Sorry it looked like the other questions were put in after I quoted and responded to the original post.That is indeed a fair amount of drift, the rising output. So my first question is how are you measuring this voltage? What device are you using and just where are the measurement points located? I ask this because I have seen folks chase errors and drift that were not there when the measurement system was disconnected. If the rising voltage actually appears in the A/D count then it matters a lot more. Another important question is: Does the indicated voltage increase when the signal connections to the A/D are replaced by a 1K ohm resistor? In the flowmeter circuit is a block with six leads, and no information at all. Is that a passive device with no power conected to it? Or does it contain Some active device that is powered? If it is only an RC filter then I would point at the opto isolator, since it is DC coupled to the A/D through the filter circuit. So there are some questions to answer and checks to do. Those answers will be useful to all readers here.

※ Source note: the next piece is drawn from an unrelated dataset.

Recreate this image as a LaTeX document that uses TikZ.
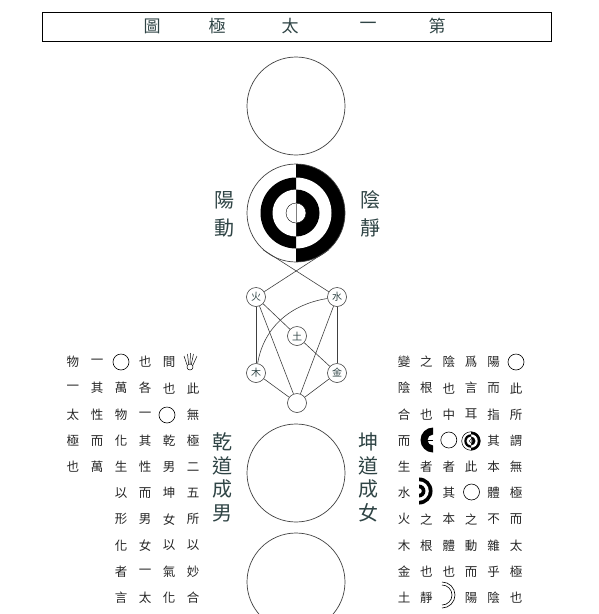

I put a 10K resistor in parallel with the 2x analog inputs (between the ADC input and ground), and at first I thought it solved the problem... but sure enough it started to come back. Sometimes it comes back on its own, and sometimes me tapping the wire to activate the flow meter makes the problem come back instantly.
You mentioned a block with six leads, are you referring to part U$18? This is labeled as a LTC6993IS6-3 which is a monostable multivibrator. Its also labeled as being powered with 3.3V. Its used to normalize the pulses - any pulse that comes, is converted to a fixed width pulse, this way I can get consistent measurements.
And also like I mentioned previously, I can take a voltage reading on the left side of R76 (between R76 and the monostable multivibrator U$18) and I get 0 volts. I can clearly see the drifted voltage on the right side of R76 (between R76 and the ADC), so it seems the voltage is coming out of the ADC doesn't it?